The root cause of student misbehavior is often not addressed. Simply removing a student from the classroom will punish the student, but the reason for the punishment is not dealt with in order to prevent future negative interactions between students and school staff.

How do we ensure all students are treated fairly in school and remain in the classroom?

  • Positive Behavioral and Intervention Supports (PBIS)—PBIS is a framework or approach that equips school staff with tools to prevent behavior incidents from arising. School staffs adopt and organize evidence-based behavioral interventions into an integrated continuum that enhances academic and social behavior outcomes for all students.
  • Restorative Justice—A process used among students and school staff who are involved in a behavior incident with a focus on repairing the harm done to the students involved and the entire school community. For instance, community service may be the agreed-upon consequence instead of suspension.
  • Statewide legislative action—CDF-CA joins its allies to create opportunities to challenge statewide policies in the California Education Code and other state laws that result in fewer unnecessary and unfair suspensions, expulsions, and other exclusionary measures that push students out of school. CDF-CA’s legislative priorities in school discipline reform include:
    • Elimination of the policies and practices some schools employ to push children out of school through harsh zero tolerance school discipline policies, school police presence, and other punitive practices.  
    • Promote positive and developmentally appropriate approaches to school discipline such as Positive Behavioral Interventions and Supports in school districts across the state to ensure all students are encouraged to stay and succeed in school. 
    • Improve state and local data collection practices and oversight mechanisms to precisely formulate policy recommendations to improve the treatment and well-being of children in school.
  • Listen to what children and youth have to say—Many students are acutely aware of the challenges they face at school when they are exposed to negative learning environments where punishments are not issued fairly. Groups such as the Youth Justice Coalition and The Labor Community Strategy Center’s Community Rights Campaign have mobilized youth to work toward reforms of school, district, and state school discipline policies and practices. Hear how youth describe their solutions and continue to work toward adoption and implementation of more just school discipline policies.

Dignity in Schools Campaign-Los Angeles

CDF-CA belongs to the Los Angeles chapter of the Dignity in Schools Campaign. The Dignity in Schools Campaign (DSC) is a national campaign that challenges systemic school push-out across the country and advocates for the human right of every young person to a quality education and to be treated with dignity. DSC unites parents, youth, advocates, and educators to adopt and sustain alternatives to zero tolerance school discipline policies.

Our DSC partners include:

Our DSC-LA coalition work has included:

Decriminalizing truancy and positively supporting school attendance: Students are late or truant from school for a variety of reasons.
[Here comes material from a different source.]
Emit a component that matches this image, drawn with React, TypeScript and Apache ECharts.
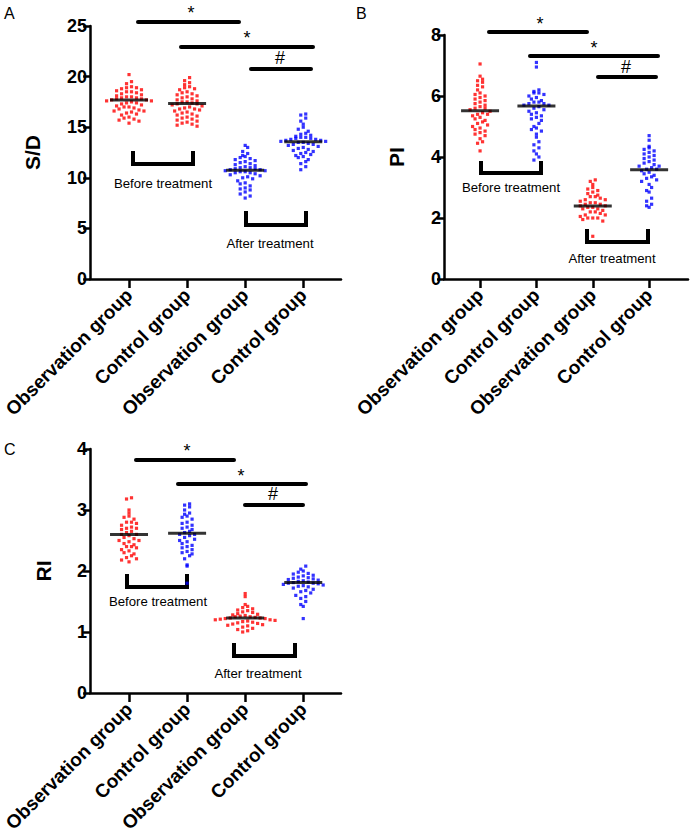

These reasons range from emotional and mental health problems, school environment, special education needs, economic pressures, substance abuse, physical or emotional abuse in the home, lack of adequate transportation, fear of being harmed at school, bullying, and more. In Los Angeles city, the daytime curfew law – or LAMC 45.04 – did not address these root causes of truancy, but rather penalized students with police stops, court visits and hefty fines. According to data, police issued more than 47,000 truancy tickets from 2004 to 2009. Before reform, each curfew fine could cost more than $250 and require students and their families to miss additional time from school and work to go to court to resolve them.

In October 2011, CDF-CA, along with its DSC-LA partners, worked with the Los Angeles School Police Department to release a new protocol intended to reduce the number of daytime curfew tickets written to students. The directive puts an end to curfew sweeps without cause, where school police ticketed students just outside or even on school grounds. It also reminds officers that merely violating curfew is not a reason to search, handcuff, or detain a student, and it charges officers to encourage students to get to campus rather than to ticket them. These are important modifications to ensure that the nation's largest school district police force is working with schools, administrators, students and parents to keep students on track within the educational environment by reducing court appearances and increasing alternate attendance improvement program alternatives offered through a non-penal system or judicial environment. CDF-CA is working alongside DSC-LA to monitor the implementation and enforcement of this directive. Read the DSC-LA press release on the truancy directive, and a Los Angeles Times article about the directive.

‘Drive for Dignity’ Car Parade for L.A. Schools: Students, families, advocates, organizers and teachers, as part of the Dignity in Schools Campaign – LA Chapter, kicked off a Drive for Dignity on May 24, 2011, to put the focus on major efforts to keep students in school and “on the road” to their future. The car parade, called the Car March, drove past three South L.A. high schools where school push out is a reality -- Fremont, Manual Arts and West Adams Prep – on its way to a rally at the L.A. School Board. The car march recognized recent progress by the Los Angeles Police Department and local schools to reduce the number of truancy tickets and out-of-school suspensions.

Student Attendance Taskforce (SATF)

With a high correlation between truancy, dropping out of school and crime, reducing truancy and positively supporting school attendance is critical in L.A. County. Judge Michael Nash initiated the Student Attendance Taskforce (originally the Truency Taskforce) in 2010 to identify and lift up local and national strategies so that the courts can more positively contribute to this issue. The SATF, part of the Education Coordinating Council, spent considerable time examining approaches to truancy that were working – especially those that minimized interaction with law enforcement and kept young people out of the courts. In 2012, the SATF produced a report with recommendations for the courts, school district, law enforcement agencies and community groups to positively support school attendance. CDF-CA has been an active member of the taskforce since its inception, and is currently leading and participating in multiple subcommittees, including one on strengthening school and community connections and another on securing free bus passes for students.